'''
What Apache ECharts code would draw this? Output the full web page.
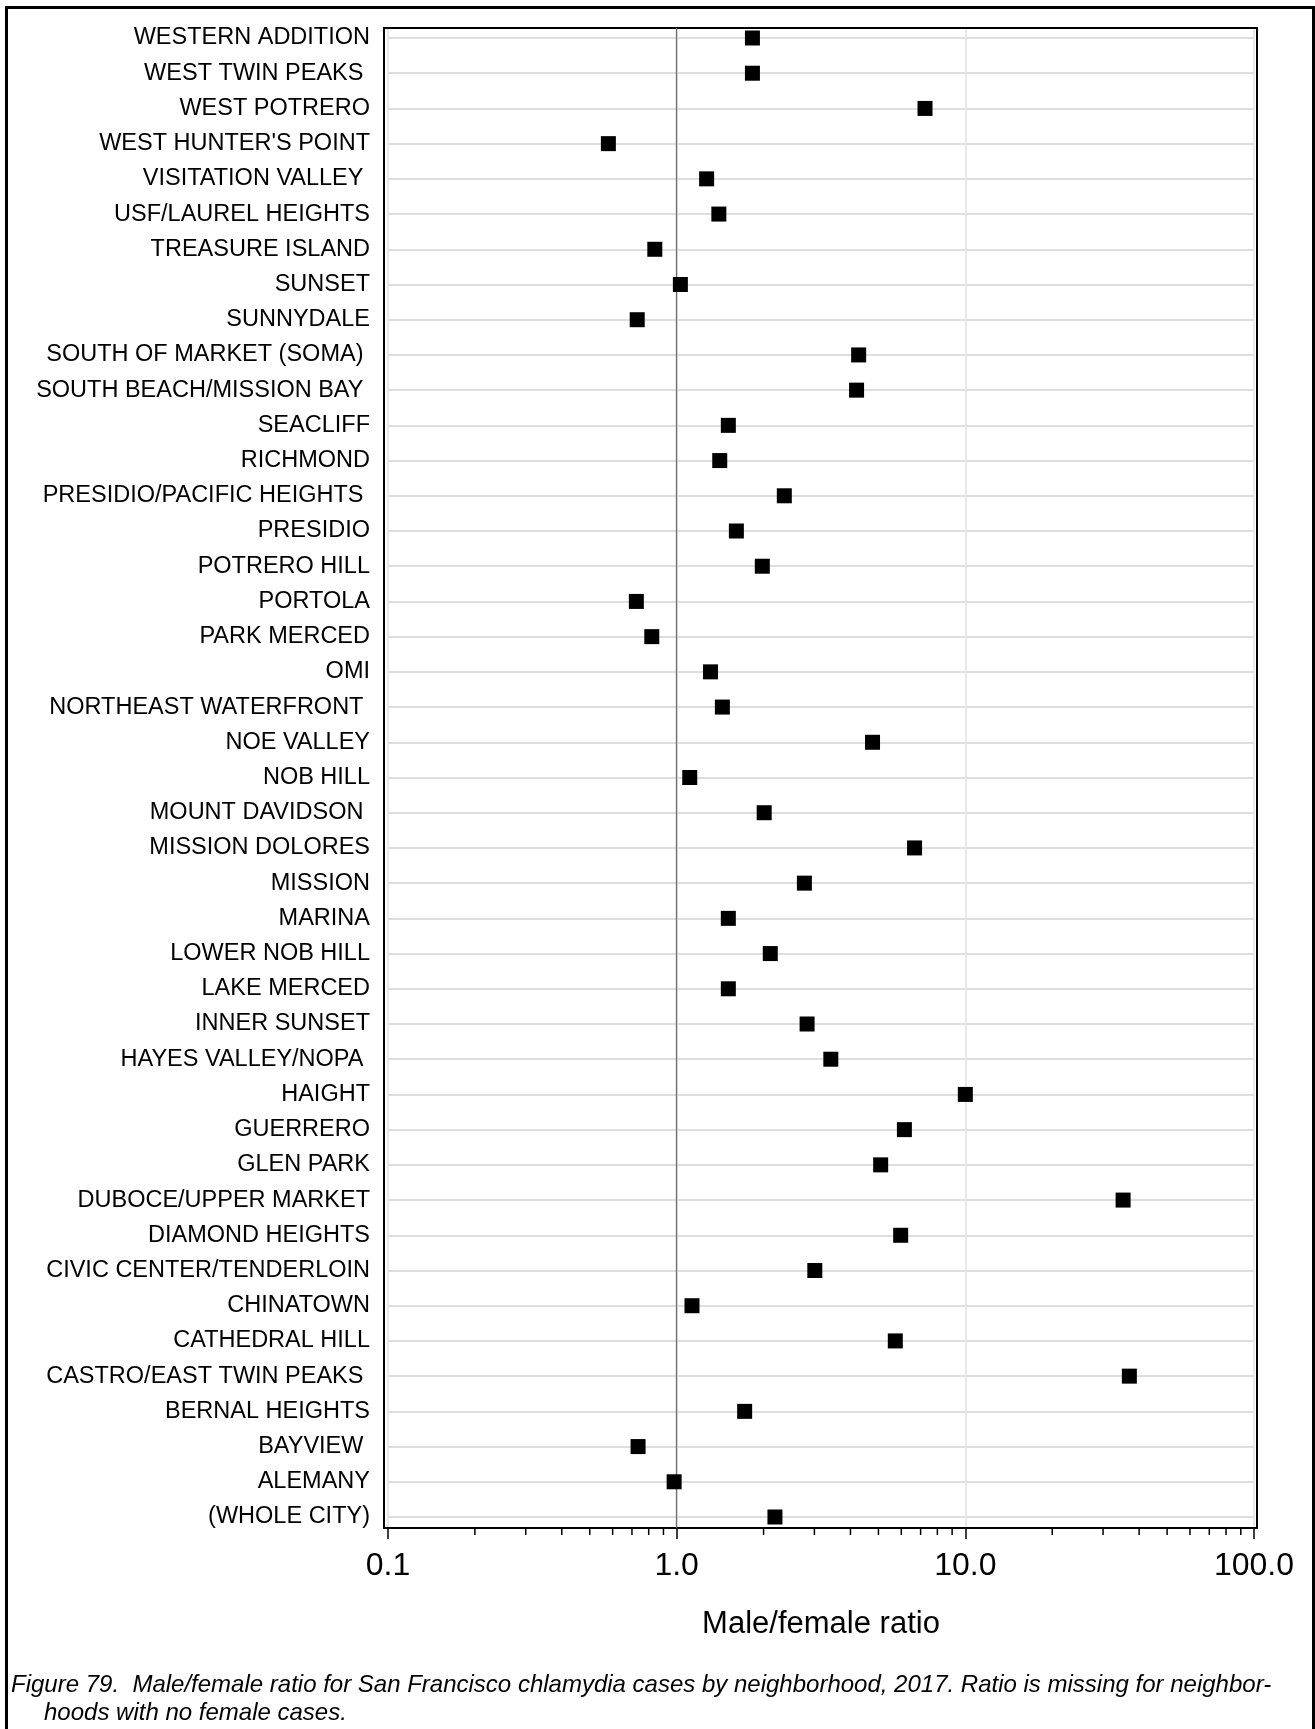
<!DOCTYPE html>
<html>
<head>
<meta charset="utf-8">
<script src="https://cdn.jsdelivr.net/npm/echarts@6/dist/echarts.min.js"></script>
<style>
  html, body { margin: 0; padding: 0; background: #fff; }
  #chart { width: 1315px; height: 1729px; }
</style>
</head>
<body>
<div id="chart"></div>
<script>
// ---- data ----
const categories = [
  "WESTERN ADDITION", "WEST TWIN PEAKS ", "WEST POTRERO", "WEST HUNTER'S POINT",
  "VISITATION VALLEY ", "USF/LAUREL HEIGHTS", "TREASURE ISLAND", "SUNSET",
  "SUNNYDALE", "SOUTH OF MARKET (SOMA) ", "SOUTH BEACH/MISSION BAY ", "SEACLIFF",
  "RICHMOND", "PRESIDIO/PACIFIC HEIGHTS ", "PRESIDIO", "POTRERO HILL",
  "PORTOLA", "PARK MERCED", "OMI", "NORTHEAST WATERFRONT ",
  "NOE VALLEY", "NOB HILL", "MOUNT DAVIDSON ", "MISSION DOLORES",
  "MISSION", "MARINA", "LOWER NOB HILL", "LAKE MERCED",
  "INNER SUNSET", "HAYES VALLEY/NOPA ", "HAIGHT", "GUERRERO",
  "GLEN PARK", "DUBOCE/UPPER MARKET", "DIAMOND HEIGHTS", "CIVIC CENTER/TENDERLOIN",
  "CHINATOWN", "CATHEDRAL HILL", "CASTRO/EAST TWIN PEAKS ", "BERNAL HEIGHTS",
  "BAYVIEW ", "ALEMANY", "(WHOLE CITY)"
];
const ratios = [
  1.83, 1.83, 7.25, 0.58,
  1.27, 1.40, 0.84, 1.03,
  0.73, 4.27, 4.20, 1.51,
  1.41, 2.36, 1.61, 1.98,
  0.725, 0.82, 1.31, 1.44,
  4.77, 1.11, 2.01, 6.67,
  2.77, 1.51, 2.11, 1.51,
  2.83, 3.42, 10.0, 6.15,
  5.09, 35.2, 5.97, 3.01,
  1.13, 5.72, 37.0, 1.72,
  0.735, 0.98, 2.19
];
const xMin = 0.1, xMax = 100;
const minorTickValues = [0.2,0.3,0.4,0.5,0.6,0.7,0.8,0.9, 2,3,4,5,6,7,8,9, 20,30,40,50,60,70,80,90];
const referenceValue = 1.0;
const xAxisTitle = "Male/female ratio";
const captionLine1 = "Figure 79.  Male/female ratio for San Francisco chlamydia cases by neighborhood, 2017. Ratio is missing for neighbor-";
const captionLine2 = "hoods with no female cases.";

const FONT = "'Liberation Sans', Arial, Helvetica, sans-serif";

const chart = echarts.init(document.getElementById('chart'), null, { renderer: 'canvas' });

const option = {
  animation: false,
  backgroundColor: '#ffffff',
  grid: [
    // 0: frame
    { left: 384, top: 28, width: 873, height: 1500, show: true, borderColor: '#000', borderWidth: 2, backgroundColor: 'transparent', z: 5 },
    // 1: x axis grid
    { left: 388, top: 28, width: 866, height: 1500 },
    // 2: data grid
    { left: 388, top: 38, width: 866, height: 1479 }
  ],
  xAxis: [
    {
      gridIndex: 1, type: 'log', logBase: 10, min: xMin, max: xMax,
      axisLine: { show: false },
      axisTick: { show: true, length: 11, lineStyle: { color: '#000', width: 1.5 } },
      axisLabel: { show: true, margin: 22, fontFamily: FONT, fontSize: 32, color: '#000',
        formatter: v => Number(v).toFixed(1) },
      splitLine: { show: true, lineStyle: { color: '#e2e2e2', width: 1.5 } },
      name: xAxisTitle, nameLocation: 'middle', nameGap: 81,
      nameTextStyle: { fontFamily: FONT, fontSize: 31, color: '#000' }
    },
    {
      gridIndex: 2, type: 'log', logBase: 10, min: xMin, max: xMax, show: false
    },
    { gridIndex: 0, type: 'value', show: false }
  ],
  yAxis: [
    { gridIndex: 1, type: 'value', min: 0, max: 1, show: false },
    {
      gridIndex: 2, type: 'category', data: categories, inverse: true, boundaryGap: false,
      axisLine: { show: false }, axisTick: { show: false },
      axisLabel: { interval: 0, margin: 18, fontFamily: FONT, fontSize: 23.5, color: '#000' },
      splitLine: { show: true, interval: 0, lineStyle: { color: '#dedede', width: 2 } }
    },
    { gridIndex: 0, type: 'value', show: false }
  ],
  series: [
    {
      type: 'custom', xAxisIndex: 0, yAxisIndex: 0, silent: true, z: 3,
      data: minorTickValues.map(v => [v, 0]),
      renderItem: function (params, api) {
        const p = api.coord([api.value(0), 0]);
        return { type: 'line', shape: { x1: p[0], y1: p[1], x2: p[0], y2: p[1] + 7 },
          style: { stroke: '#000', lineWidth: 1.5 } };
      },
      markLine: {
        silent: true, symbol: 'none', label: { show: false },
        lineStyle: { color: '#6e6e6e', width: 1.3, type: 'solid', opacity: 1 },
        data: [{ xAxis: referenceValue }]
      }
    },
    {
      type: 'scatter', xAxisIndex: 1, yAxisIndex: 1, z: 10,
      symbol: 'rect', symbolSize: 15,
      itemStyle: { color: '#000', opacity: 1 },
      data: ratios.map((v, i) => [v, categories[i]])
    }
  ],
  graphic: [
    { type: 'rect', left: 4, top: 5, shape: { width: 1307, height: 1760 },
      style: { fill: 'none', stroke: '#000', lineWidth: 3 }, silent: true },
    { type: 'text', left: 11, top: 1673,
      style: { text: captionLine1, font: 'italic 24px ' + FONT, fill: '#000' } },
    { type: 'text', left: 44, top: 1701,
      style: { text: captionLine2, font: 'italic 24px ' + FONT, fill: '#000' } }
  ]
};
chart.setOption(option);
</script>
</body>
</html>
'''
#### Exercise details
Without the pictures, transcribe the listing above exactly.

#### Task solution
What Apache ECharts code would draw this? Output the full web page.
<!DOCTYPE html>
<html>
<head>
<meta charset="utf-8">
<script src="https://cdn.jsdelivr.net/npm/echarts@6/dist/echarts.min.js"></script>
<style>
  html, body { margin: 0; padding: 0; background: #fff; }
  #chart { width: 1315px; height: 1729px; }
</style>
</head>
<body>
<div id="chart"></div>
<script>
// ---- data ----
const categories = [
  "WESTERN ADDITION", "WEST TWIN PEAKS ", "WEST POTRERO", "WEST HUNTER'S POINT",
  "VISITATION VALLEY ", "USF/LAUREL HEIGHTS", "TREASURE ISLAND", "SUNSET",
  "SUNNYDALE", "SOUTH OF MARKET (SOMA) ", "SOUTH BEACH/MISSION BAY ", "SEACLIFF",
  "RICHMOND", "PRESIDIO/PACIFIC HEIGHTS ", "PRESIDIO", "POTRERO HILL",
  "PORTOLA", "PARK MERCED", "OMI", "NORTHEAST WATERFRONT ",
  "NOE VALLEY", "NOB HILL", "MOUNT DAVIDSON ", "MISSION DOLORES",
  "MISSION", "MARINA", "LOWER NOB HILL", "LAKE MERCED",
  "INNER SUNSET", "HAYES VALLEY/NOPA ", "HAIGHT", "GUERRERO",
  "GLEN PARK", "DUBOCE/UPPER MARKET", "DIAMOND HEIGHTS", "CIVIC CENTER/TENDERLOIN",
  "CHINATOWN", "CATHEDRAL HILL", "CASTRO/EAST TWIN PEAKS ", "BERNAL HEIGHTS",
  "BAYVIEW ", "ALEMANY", "(WHOLE CITY)"
];
const ratios = [
  1.83, 1.83, 7.25, 0.58,
  1.27, 1.40, 0.84, 1.03,
  0.73, 4.27, 4.20, 1.51,
  1.41, 2.36, 1.61, 1.98,
  0.725, 0.82, 1.31, 1.44,
  4.77, 1.11, 2.01, 6.67,
  2.77, 1.51, 2.11, 1.51,
  2.83, 3.42, 10.0, 6.15,
  5.09, 35.2, 5.97, 3.01,
  1.13, 5.72, 37.0, 1.72,
  0.735, 0.98, 2.19
];
const xMin = 0.1, xMax = 100;
const minorTickValues = [0.2,0.3,0.4,0.5,0.6,0.7,0.8,0.9, 2,3,4,5,6,7,8,9, 20,30,40,50,60,70,80,90];
const referenceValue = 1.0;
const xAxisTitle = "Male/female ratio";
const captionLine1 = "Figure 79.  Male/female ratio for San Francisco chlamydia cases by neighborhood, 2017. Ratio is missing for neighbor-";
const captionLine2 = "hoods with no female cases.";

const FONT = "'Liberation Sans', Arial, Helvetica, sans-serif";

const chart = echarts.init(document.getElementById('chart'), null, { renderer: 'canvas' });

const option = {
  animation: false,
  backgroundColor: '#ffffff',
  grid: [
    // 0: frame
    { left: 384, top: 28, width: 873, height: 1500, show: true, borderColor: '#000', borderWidth: 2, backgroundColor: 'transparent', z: 5 },
    // 1: x axis grid
    { left: 388, top: 28, width: 866, height: 1500 },
    // 2: data grid
    { left: 388, top: 38, width: 866, height: 1479 }
  ],
  xAxis: [
    {
      gridIndex: 1, type: 'log', logBase: 10, min: xMin, max: xMax,
      axisLine: { show: false },
      axisTick: { show: true, length: 11, lineStyle: { color: '#000', width: 1.5 } },
      axisLabel: { show: true, margin: 22, fontFamily: FONT, fontSize: 32, color: '#000',
        formatter: v => Number(v).toFixed(1) },
      splitLine: { show: true, lineStyle: { color: '#e2e2e2', width: 1.5 } },
      name: xAxisTitle, nameLocation: 'middle', nameGap: 81,
      nameTextStyle: { fontFamily: FONT, fontSize: 31, color: '#000' }
    },
    {
      gridIndex: 2, type: 'log', logBase: 10, min: xMin, max: xMax, show: false
    },
    { gridIndex: 0, type: 'value', show: false }
  ],
  yAxis: [
    { gridIndex: 1, type: 'value', min: 0, max: 1, show: false },
    {
      gridIndex: 2, type: 'category', data: categories, inverse: true, boundaryGap: false,
      axisLine: { show: false }, axisTick: { show: false },
      axisLabel: { interval: 0, margin: 18, fontFamily: FONT, fontSize: 23.5, color: '#000' },
      splitLine: { show: true, interval: 0, lineStyle: { color: '#dedede', width: 2 } }
    },
    { gridIndex: 0, type: 'value', show: false }
  ],
  series: [
    {
      type: 'custom', xAxisIndex: 0, yAxisIndex: 0, silent: true, z: 3,
      data: minorTickValues.map(v => [v, 0]),
      renderItem: function (params, api) {
        const p = api.coord([api.value(0), 0]);
        return { type: 'line', shape: { x1: p[0], y1: p[1], x2: p[0], y2: p[1] + 7 },
          style: { stroke: '#000', lineWidth: 1.5 } };
      },
      markLine: {
        silent: true, symbol: 'none', label: { show: false },
        lineStyle: { color: '#6e6e6e', width: 1.3, type: 'solid', opacity: 1 },
        data: [{ xAxis: referenceValue }]
      }
    },
    {
      type: 'scatter', xAxisIndex: 1, yAxisIndex: 1, z: 10,
      symbol: 'rect', symbolSize: 15,
      itemStyle: { color: '#000', opacity: 1 },
      data: ratios.map((v, i) => [v, categories[i]])
    }
  ],
  graphic: [
    { type: 'rect', left: 4, top: 5, shape: { width: 1307, height: 1760 },
      style: { fill: 'none', stroke: '#000', lineWidth: 3 }, silent: true },
    { type: 'text', left: 11, top: 1673,
      style: { text: captionLine1, font: 'italic 24px ' + FONT, fill: '#000' } },
    { type: 'text', left: 44, top: 1701,
      style: { text: captionLine2, font: 'italic 24px ' + FONT, fill: '#000' } }
  ]
};
chart.setOption(option);
</script>
</body>
</html>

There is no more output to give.